> The problem:
Will you extract the entries word for word? Images should not appear in the copy.
──────── Supplied material ────────
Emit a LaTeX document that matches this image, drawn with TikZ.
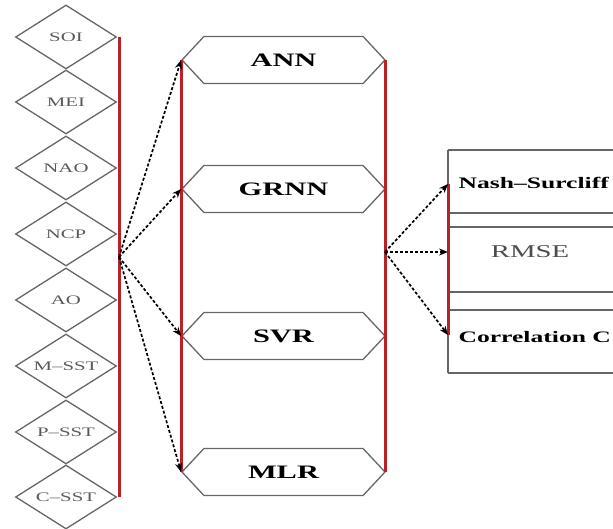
\documentclass[tikz,border=0pt]{standalone}
\usepackage{fontspec}
\setmainfont{Liberation Serif}
\usepackage{graphicx}
\usepackage{xcolor}
\usepackage{tikz}
\usetikzlibrary{shapes.geometric,shapes.symbols,arrows.meta}

\definecolor{barred}{RGB}{185,35,40}
\newcommand{\wide}[1]{\scalebox{1.6}[1]{#1}}

\tikzset{
  index/.style={diamond, aspect=1.6, draw=black!60, line width=1.3pt, inner sep=0pt,
    minimum width=101pt, minimum height=64pt, text=black!65,
    font=\fontsize{13}{14}\selectfont},
  model/.style={signal, signal to=west and east, signal pointer angle=94,
    draw=black!60, line width=1.3pt, inner sep=0pt, minimum width=203pt,
    minimum height=47pt, font=\fontsize{19}{20}\selectfont\bfseries},
  bar/.style={barred, line width=3pt},
  link/.style={dash pattern=on 3pt off 2pt, line width=1.7pt,
    -{Stealth[length=9pt,width=7pt]}}
}

\begin{document}
\begin{tikzpicture}[x=1pt, y=-1pt]
  \useasboundingbox (0,0) rectangle (613,529);
  \clip (0,0) rectangle (613,529);

  % input indices
  \node[index] (soi)  at (66, 37)  {\wide{SOI}};
  \node[index] (mei)  at (66,102)  {\wide{MEI}};
  \node[index] (nao)  at (66,168)  {\wide{NAO}};
  \node[index] (ncp)  at (66,234)  {\wide{NCP}};
  \node[index] (ao)   at (66,300)  {\wide{AO}};
  \node[index] (msst) at (66,366)  {\wide{M--SST}};
  \node[index] (psst) at (66,432)  {\wide{P--SST}};
  \node[index] (csst) at (66,497)  {\wide{C--SST}};

  % models
  \node[model] (ann)  at (283.5, 60) {\wide{ANN}};
  \node[model] (grnn) at (283.5,189) {\wide{GRNN}};
  \node[model] (svr)  at (283.5,336) {\wide{SVR}};
  \node[model] (mlr)  at (283.5,472) {\wide{MLR}};

  % criteria box
  \draw[black!60, line width=1.3pt] (448,150) -- (640,150) (448,213) -- (640,213)
    (448,227) -- (640,227) (448,292) -- (640,292) (448,310) -- (640,310)
    (448,373) -- (640,373) (448,150) -- (448,373);
  \node[anchor=west, font=\fontsize{16}{17}\selectfont\bfseries] (nash) at (455,183)
    {\wide{Nash--Surcliff}};
  \node[font=\fontsize{18}{19}\selectfont, text=black!70] (rmse) at (530,252) {\wide{RMSE}};
  \node[anchor=west, font=\fontsize{16}{17}\selectfont\bfseries] (corr) at (455,337)
    {\wide{Correlation C}};

  \coordinate (fanL) at (119,257);
  \coordinate (fanR) at (385,252);
  \coordinate (tNash) at (448,184);
  \coordinate (tRmse) at (448,252);
  \coordinate (tCorr) at (448,335);

  % bars
  \draw[bar] (119,37) -- (119,497);
  \draw[bar] (ann.west) -- (mlr.west);
  \draw[bar] (ann.east) -- (mlr.east);
  \draw[bar] (tNash) -- (tCorr);

  % links
  \draw[link] (fanL) -- (ann.west);
  \draw[link] (fanL) -- (grnn.west);
  \draw[link] (fanL) -- (svr.west);
  \draw[link] (fanL) -- (mlr.west);
  \draw[link] (fanR) -- (tNash);
  \draw[link] (fanR) -- (tRmse);
  \draw[link] (fanR) -- (tCorr);
\end{tikzpicture}
\end{document}
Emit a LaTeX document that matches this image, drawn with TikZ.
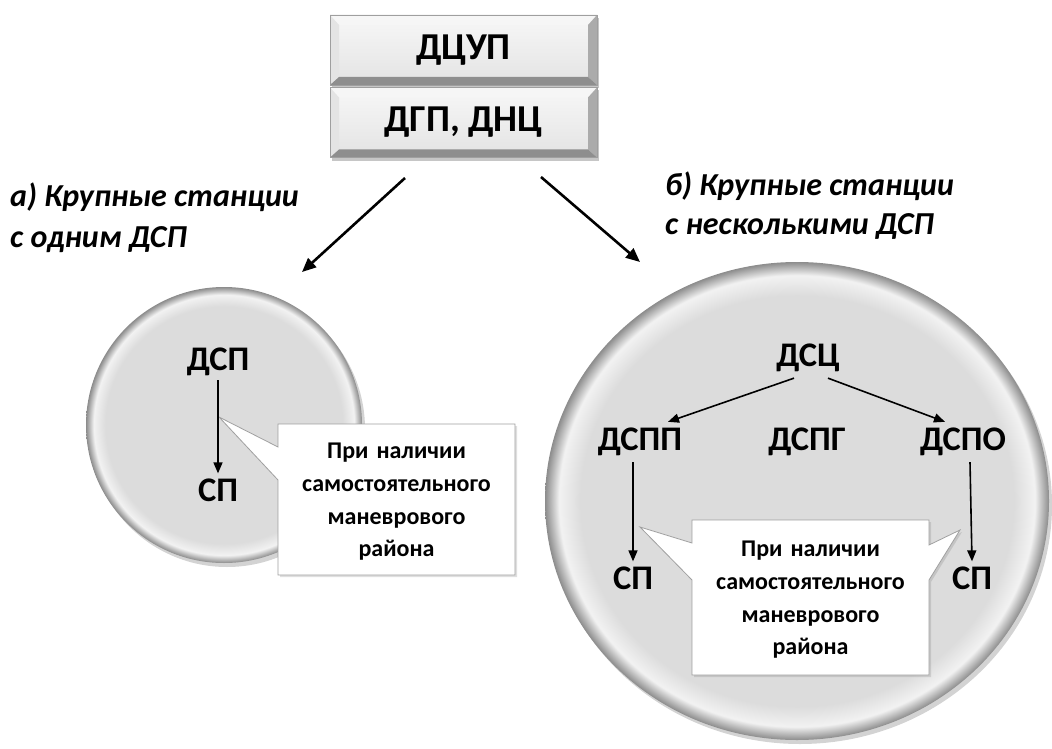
────────
> Result of the exercise:
Emit a LaTeX document that matches this image, drawn with TikZ.
\documentclass[tikz,border=0pt]{standalone}
\usepackage{fontspec}
\setmainfont{Liberation Serif}
\usepackage{graphicx}
\usepackage{xcolor}
\usepackage{tikz}
\usetikzlibrary{shapes.geometric,shapes.symbols,arrows.meta}

\definecolor{barred}{RGB}{185,35,40}
\newcommand{\wide}[1]{\scalebox{1.6}[1]{#1}}

\tikzset{
  index/.style={diamond, aspect=1.6, draw=black!60, line width=1.3pt, inner sep=0pt,
    minimum width=101pt, minimum height=64pt, text=black!65,
    font=\fontsize{13}{14}\selectfont},
  model/.style={signal, signal to=west and east, signal pointer angle=94,
    draw=black!60, line width=1.3pt, inner sep=0pt, minimum width=203pt,
    minimum height=47pt, font=\fontsize{19}{20}\selectfont\bfseries},
  bar/.style={barred, line width=3pt},
  link/.style={dash pattern=on 3pt off 2pt, line width=1.7pt,
    -{Stealth[length=9pt,width=7pt]}}
}

\begin{document}
\begin{tikzpicture}[x=1pt, y=-1pt]
  \useasboundingbox (0,0) rectangle (613,529);
  \clip (0,0) rectangle (613,529);

  % input indices
  \node[index] (soi)  at (66, 37)  {\wide{SOI}};
  \node[index] (mei)  at (66,102)  {\wide{MEI}};
  \node[index] (nao)  at (66,168)  {\wide{NAO}};
  \node[index] (ncp)  at (66,234)  {\wide{NCP}};
  \node[index] (ao)   at (66,300)  {\wide{AO}};
  \node[index] (msst) at (66,366)  {\wide{M--SST}};
  \node[index] (psst) at (66,432)  {\wide{P--SST}};
  \node[index] (csst) at (66,497)  {\wide{C--SST}};

  % models
  \node[model] (ann)  at (283.5, 60) {\wide{ANN}};
  \node[model] (grnn) at (283.5,189) {\wide{GRNN}};
  \node[model] (svr)  at (283.5,336) {\wide{SVR}};
  \node[model] (mlr)  at (283.5,472) {\wide{MLR}};

  % criteria box
  \draw[black!60, line width=1.3pt] (448,150) -- (640,150) (448,213) -- (640,213)
    (448,227) -- (640,227) (448,292) -- (640,292) (448,310) -- (640,310)
    (448,373) -- (640,373) (448,150) -- (448,373);
  \node[anchor=west, font=\fontsize{16}{17}\selectfont\bfseries] (nash) at (455,183)
    {\wide{Nash--Surcliff}};
  \node[font=\fontsize{18}{19}\selectfont, text=black!70] (rmse) at (530,252) {\wide{RMSE}};
  \node[anchor=west, font=\fontsize{16}{17}\selectfont\bfseries] (corr) at (455,337)
    {\wide{Correlation C}};

  \coordinate (fanL) at (119,257);
  \coordinate (fanR) at (385,252);
  \coordinate (tNash) at (448,184);
  \coordinate (tRmse) at (448,252);
  \coordinate (tCorr) at (448,335);

  % bars
  \draw[bar] (119,37) -- (119,497);
  \draw[bar] (ann.west) -- (mlr.west);
  \draw[bar] (ann.east) -- (mlr.east);
  \draw[bar] (tNash) -- (tCorr);

  % links
  \draw[link] (fanL) -- (ann.west);
  \draw[link] (fanL) -- (grnn.west);
  \draw[link] (fanL) -- (svr.west);
  \draw[link] (fanL) -- (mlr.west);
  \draw[link] (fanR) -- (tNash);
  \draw[link] (fanR) -- (tRmse);
  \draw[link] (fanR) -- (tCorr);
\end{tikzpicture}
\end{document}
Emit a LaTeX document that matches this image, drawn with TikZ.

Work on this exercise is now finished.